The senators also established a link between Makenzi and preacher Ezekiel Odero of the New Life Ministries, owing to a "business transaction", in which Odero acquired a TV station, Times TV, from Makenzi.
They want the DCI to investigate the pair's relationship, "with a view of establishing any criminal culpability of Ezekiel Odero in aiding or abetting the event in the Shakahola tragedy within 30 days."
The move follows Odero's admission that he intended to acquire the station, and had paid a Sh500,000 deposit, but shelved the plan as he did not agree with Makenzi's teachings.
Members of the committee were last week in a spot over a site visit to Makueni, where Odero's church is located, amid claims that they did not visit the place officially.
Kakamega Senator Boni Khalwale wondered why the committee's members privately sponsored their trip to Mavueni, with Mungatana arguing they were pressed for time, and would claim reimbursements.

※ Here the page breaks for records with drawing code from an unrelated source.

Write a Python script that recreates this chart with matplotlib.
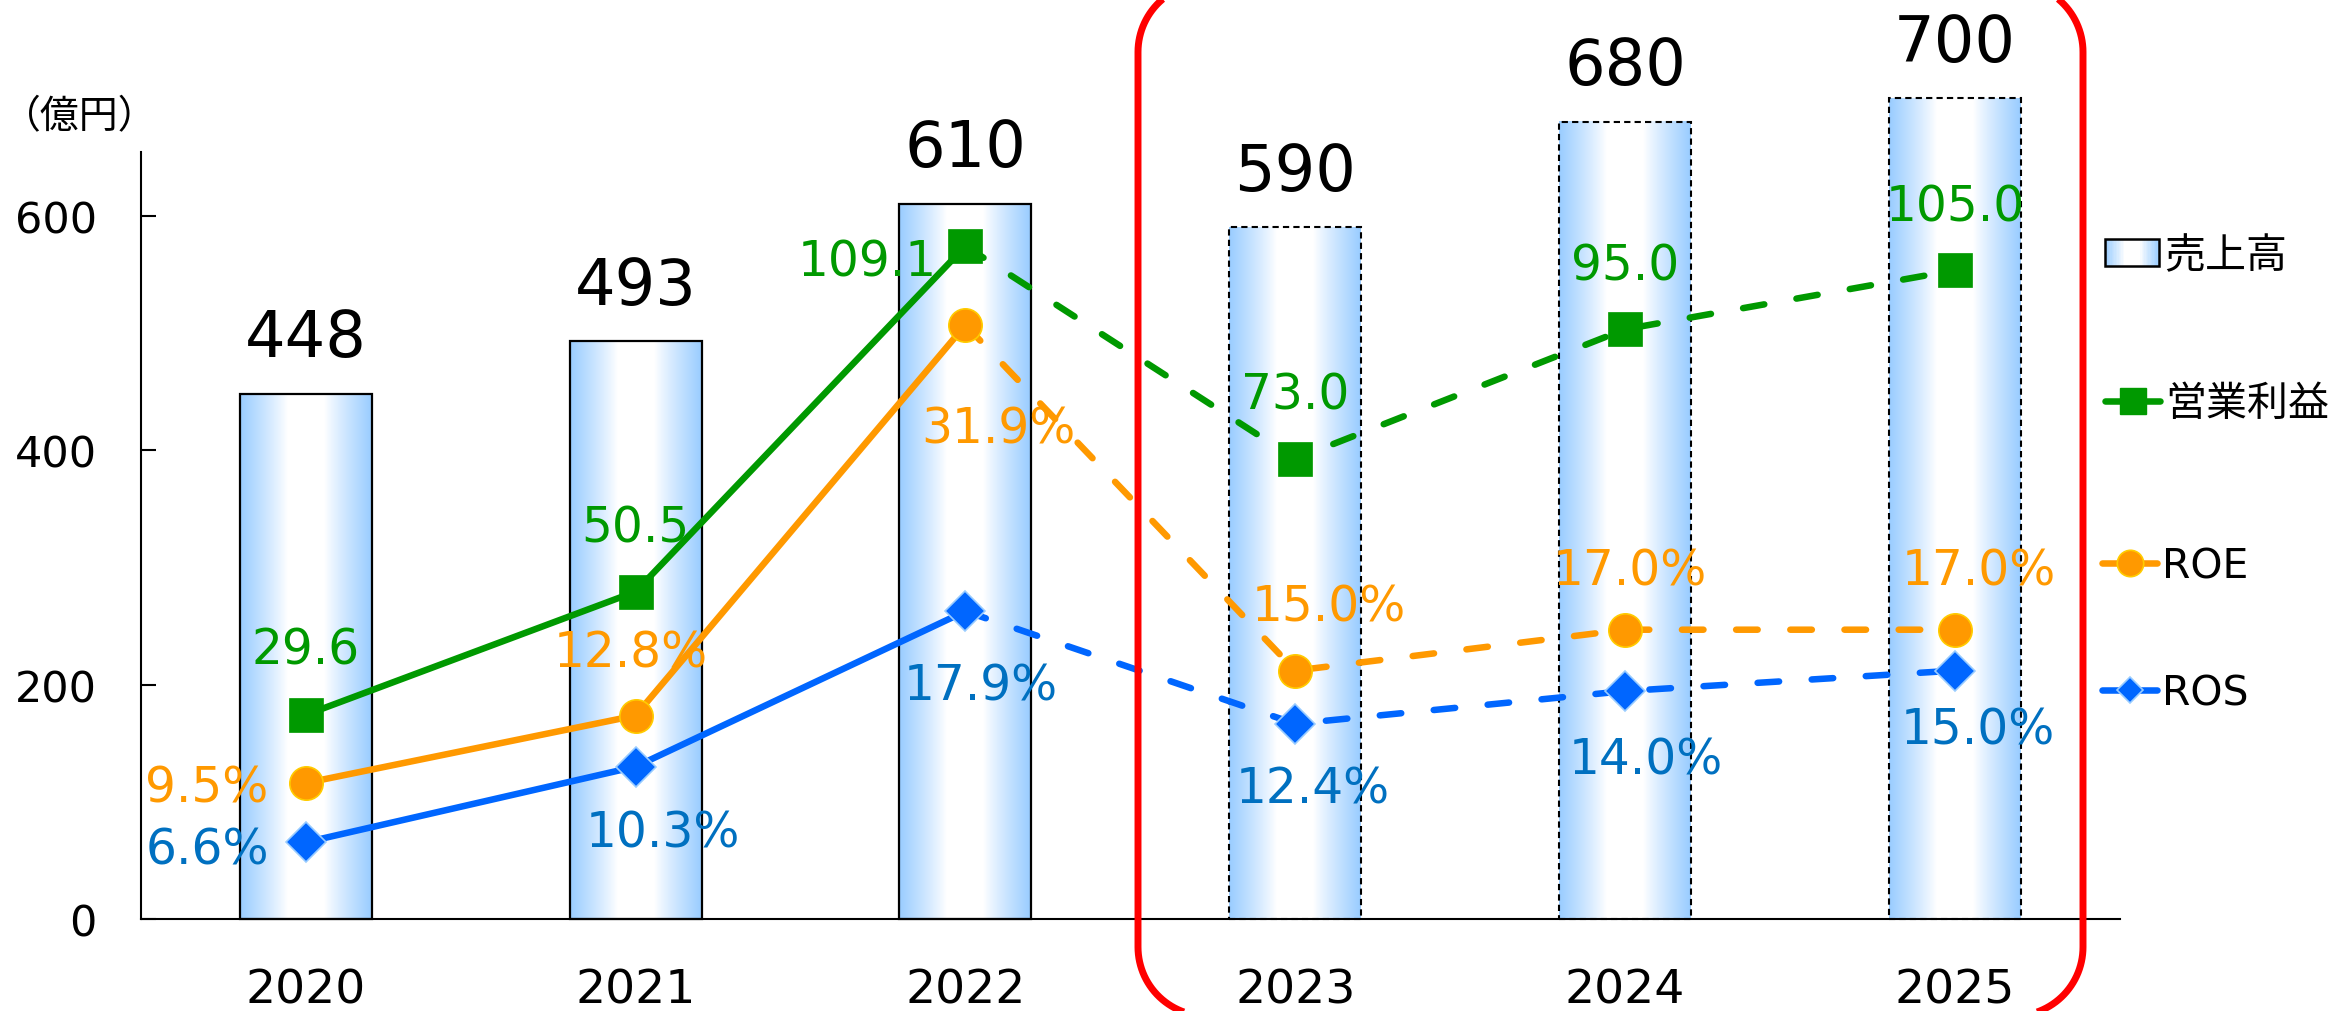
import numpy as np
import matplotlib
matplotlib.use('Agg')
import matplotlib.pyplot as plt
from matplotlib.patches import Rectangle
from matplotlib.lines import Line2D
from matplotlib.legend_handler import HandlerBase
from matplotlib.transforms import IdentityTransform

plt.rcParams['font.family'] = ['DejaVu Sans', 'Noto Sans CJK JP']

# ---------------- data ----------------
years = ['2020', '2021', '2022', '2023', '2024', '2025']
sales = [448, 493, 610, 590, 680, 700]          # 売上高 (億円)
profit = [29.6, 50.5, 109.1, 73.0, 95.0, 105.0]  # 営業利益
roe = [9.5, 12.8, 31.9, 15.0, 17.0, 17.0]        # ROE (%)
ros = [6.6, 10.3, 17.9, 12.4, 14.0, 15.0]        # ROS (%)
n_actual = 3                                      # 2020-2022 actual, later plan
legend_labels = ['売上高', '営業利益', 'ROE', 'ROS']
unit_label = '（億円）'
yticks = [0, 200, 400, 600]

# ---------------- style ----------------
GREEN = '#009900'
ORANGE = '#FF9900'
BLUE = '#0066FF'
BLUE_TXT = '#0070C0'
BAR_BLUE = np.array([153, 204, 255]) / 255.0
LW = 4.7
DASH = (3.3, 5.0)

W, H, DPI = 2336, 1012, 100
fig = plt.figure(figsize=(W / DPI, H / DPI), dpi=DPI)
ax = fig.add_axes([140.7 / W, 92 / H, (2120 - 140.7) / W, 766.7 / H])
ax2 = ax.twinx()
ax3 = ax.twinx()

x = np.arange(len(years))


def grad_colors(n):
    t = (np.arange(n) + 0.5) / n
    d = np.abs(t - 0.5) / 0.5
    f = np.clip((d - 0.28) / 0.72, 0, 1) ** 0.9
    return (1 - f)[:, None] * np.ones(3) + f[:, None] * BAR_BLUE


grad = grad_colors(200)[None, :, :]

# bars
bars = ax.bar(x, sales, width=0.4, facecolor='none', edgecolor='black', zorder=3, clip_on=False)
for i, b in enumerate(bars):
    if i < n_actual:
        b.set_linestyle('-')
        b.set_linewidth(1.6)
    else:
        b.set_linestyle((0, (3, 2)))
        b.set_linewidth(1.5)
    x0, w, h = b.get_x(), b.get_width(), b.get_height()
    im = ax.imshow(grad, extent=(x0, x0 + w, 0, h), aspect='auto', interpolation='bilinear', zorder=2)
    im.set_clip_on(False)
    ax.annotate(str(sales[i]), (x[i], sales[i]), xytext=(0, 27), textcoords='offset points',
                ha='center', va='baseline', fontsize=46, color='black', annotation_clip=False)

ax.set_xlim(-0.5, len(years) - 0.5)
ax.set_ylim(0, 654)
ax.set_yticks(yticks)
ax.set_xticks(x)
ax.set_xticklabels(years)
ax.tick_params(axis='x', length=0, pad=35, labelsize=34)
ax.tick_params(axis='y', direction='in', length=11, width=1.5, pad=31.5, labelsize=31)
for s in ['top', 'right']:
    ax.spines[s].set_visible(False)
for s in ['left', 'bottom']:
    ax.spines[s].set_linewidth(1.5)

ax2.set_ylim(-5, 125)
ax3.set_ylim(2.85, 40.35)
for a in (ax2, ax3):
    a.axis('off')
    a.set_xlim(-0.5, len(years) - 0.5)


def plot_series(axx, vals, color, marker, ms, mec, mew):
    axx.plot(x[:n_actual], vals[:n_actual], color=color, lw=LW, solid_capstyle='round', zorder=3)
    axx.plot(x[n_actual - 1:], vals[n_actual - 1:], color=color, lw=LW, dashes=DASH,
             dash_capstyle='round', zorder=3)
    axx.plot(x, vals, ls='none', marker=marker, ms=ms, mfc=color, mec=mec, mew=mew, zorder=4,
             clip_on=False)


plot_series(ax2, profit, GREEN, 's', 24, GREEN, 0.5)
plot_series(ax3, roe, ORANGE, 'o', 24, '#FFCC00', 1.2)
plot_series(ax3, ros, BLUE, 'D', 20, '#99CCFF', 1.2)

# label offsets in pixels (dx, dy downward) and horizontal alignment
profit_off = [(0, -65, 'center'), (0, -64, 'center'), (-29, 15, 'right'),
              (0, -64, 'center'), (0, -64, 'center'), (0, -64, 'center')]
roe_off = [(-37, 4, 'right'), (-5, -63, 'center'), (33, 103, 'center'),
           (34, -64, 'center'), (5, -59, 'center'), (24, -59, 'center')]
ros_off = [(-37, 7, 'right'), (27, 66, 'center'), (15, 74, 'center'),
           (17, 65, 'center'), (21, 68, 'center'), (23, 59, 'center')]


def add_labels(axx, vals, offs, color, fmt):
    for i, v in enumerate(vals):
        dx, dy, ha = offs[i]
        axx.annotate(fmt.format(v), (x[i], v), xytext=(dx * 0.72, -dy * 0.72),
                     textcoords='offset points', ha=ha, va='center', fontsize=35,
                     color=color, zorder=5, annotation_clip=False)


add_labels(ax2, profit, profit_off, GREEN, '{:.1f}')
add_labels(ax3, roe, roe_off, ORANGE, '{:.1f}%')
add_labels(ax3, ros, ros_off, BLUE_TXT, '{:.1f}%')

# unit label
fig.text(1.5 / W, 1 - 117.5 / H, unit_label, ha='left', va='center', fontsize=28,
         family=['Noto Sans CJK JP', 'DejaVu Sans'])


# legends
class GradHandler(HandlerBase):
    def create_artists(self, legend, orig_handle, xdescent, ydescent, width, height, fontsize, trans):
        n = 40
        cols = grad_colors(n)
        arts = []
        for i, c in enumerate(cols):
            arts.append(Rectangle((-xdescent + i * width / n, -ydescent), width / n * 1.1, height,
                                  facecolor=c, edgecolor='none', lw=0, transform=trans))
        arts.append(Rectangle((-xdescent, -ydescent), width, height, facecolor='none',
                              edgecolor='black', lw=1.8, transform=trans))
        return arts


bar_handle = Rectangle((0, 0), 1, 1)
h_profit = Line2D([], [], color=GREEN, lw=LW, marker='s', ms=19, mfc=GREEN, mec=GREEN,
                  solid_capstyle='round')
h_roe = Line2D([], [], color=ORANGE, lw=LW, marker='o', ms=19, mfc=ORANGE, mec='#FFCC00', mew=1.2,
               solid_capstyle='round')
h_ros = Line2D([], [], color=BLUE, lw=LW, marker='D', ms=13, mfc=BLUE, mec='#99CCFF', mew=1.2,
               solid_capstyle='round')

LEG_FS = 29.5
leg_specs = [
    (bar_handle, legend_labels[0], 2105, 257, 1.32, 0.61, {Rectangle: GradHandler()}),
    (h_profit, legend_labels[1], 2105, 405, 1.35, 0.7, None),
    (h_roe, legend_labels[2], 2102, 567.5, 1.35, 0.7, None),
    (h_ros, legend_labels[3], 2102, 694, 1.35, 0.7, None),
]
for hnd, lab, lx, ly, hl, hh, hmap in leg_specs:
    kw = dict(handles=[hnd], labels=[lab], loc='center left', bbox_to_anchor=(lx / W, 1 - ly / H),
              frameon=False, fontsize=LEG_FS, handlelength=hl, handleheight=hh, handletextpad=0.12,
              borderpad=0, borderaxespad=0)
    if hmap:
        kw['handler_map'] = hmap
    fig.legend(**kw)

# red rounded frame around plan years (open sides; top and bottom run off the canvas)
R, TOP, BOT = 69.0, 1028.0, -5.0
XL, XR = 1138.0, 2083.0


def frame_side(xe, sign):
    cx = xe + sign * R
    a1 = np.linspace(np.pi / 2, np.pi / 2 + sign * np.pi / 2, 30)
    a2 = np.linspace(np.pi / 2 + sign * np.pi / 2, np.pi / 2 + sign * np.pi, 30)
    xs = np.concatenate([cx + R * np.cos(a1), cx + R * np.cos(a2)])
    ys = np.concatenate([TOP - R + R * np.sin(a1), BOT + R + R * np.sin(a2)])
    return xs, ys


for xe, sgn in ((XL, 1), (XR, -1)):
    xs, ys = frame_side(xe, sgn)
    fig.add_artist(Line2D(xs, ys, transform=IdentityTransform(), color='#FF0000', lw=5,
                          solid_joinstyle='round', solid_capstyle='butt', zorder=10))

fig.savefig('out.png', dpi=DPI)
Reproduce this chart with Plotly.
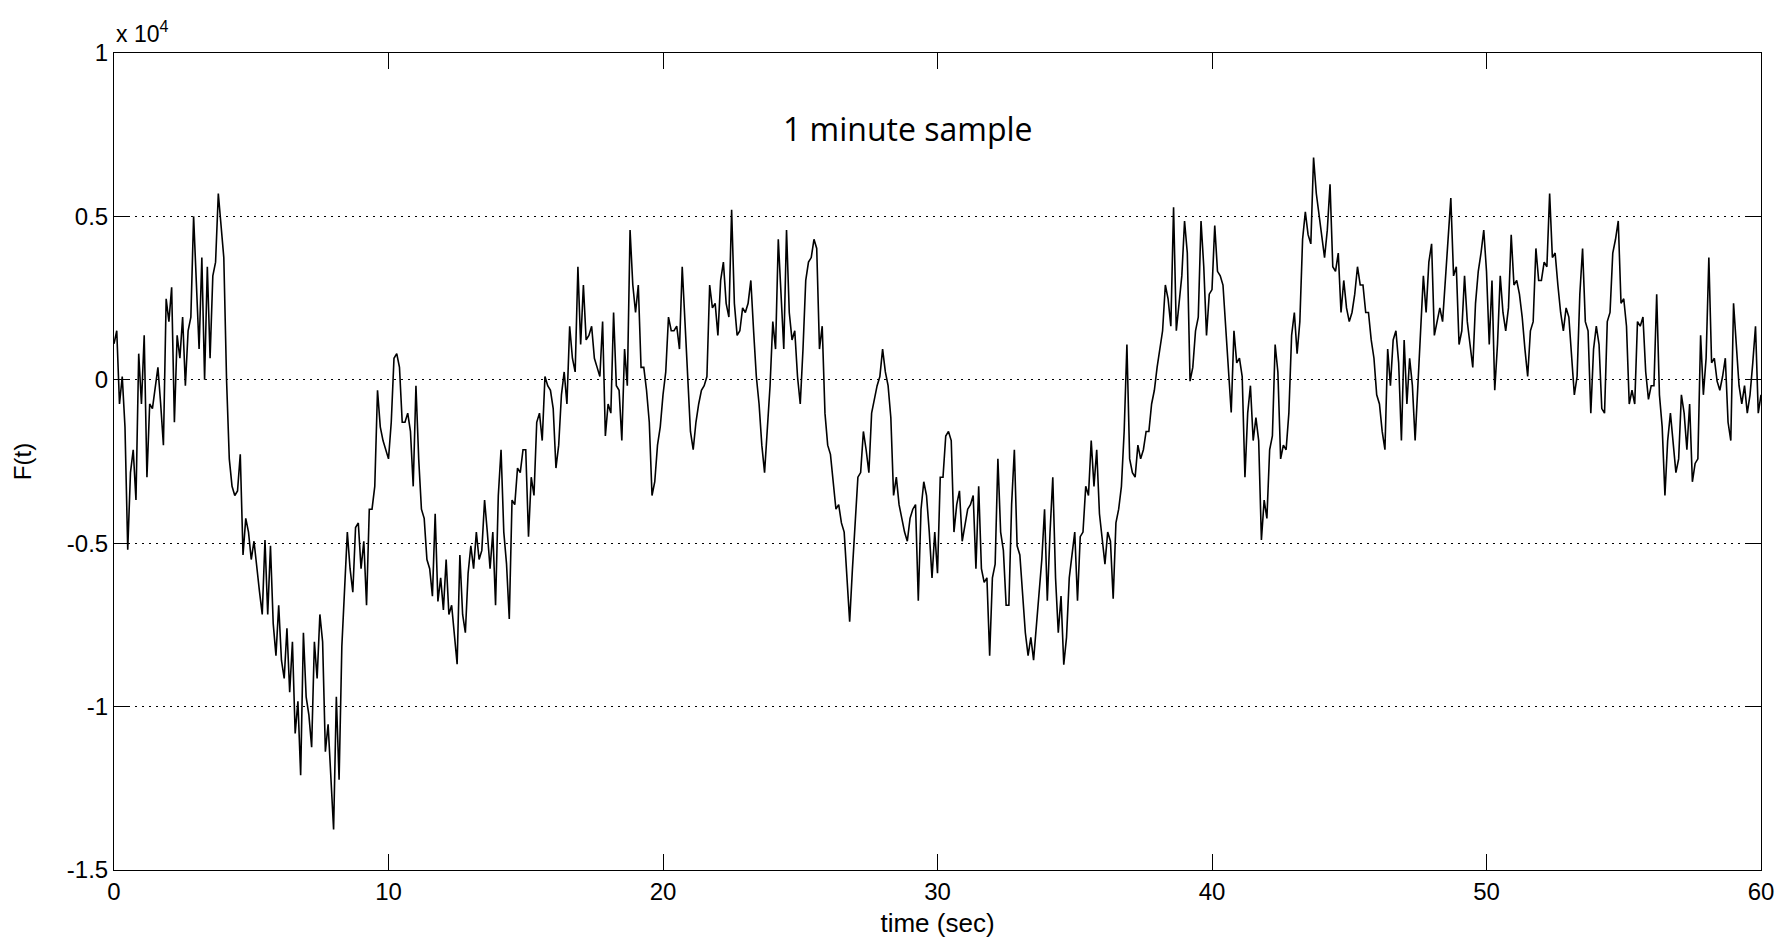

Odero had told the committee that he had never preached with Makenzi, and neither had he been to Shakahola, the theatre of the massacre that claimed more than 400 lives.
As the committee noted, the Shakahola tragedy is Kenya's worst experience of religious extremism by the sheer number of deaths recorded.
In terms of scale, the 1998 bombing of the United States Embassy follows second with 213 deaths, the 2015 attack on the Garissa University College that claimed 148 lives is third.
Other tragedies highlighted include the Westgate attack of 2013 that killed 67, the 2019 Dusit terror attack that claimed 21 people and the 1980 bombing of the Norfolk Hotel in Nairobi that claimed 20 lives, as well as the Kikambala Hotel bombing in 2002 that killed 13.
But Kenya has witnessed incidences of mass deaths, including the Wagalla Massacre, which claimed more than 5,000 lives and the post-election violence of 2007/08 that killed more than 1,000.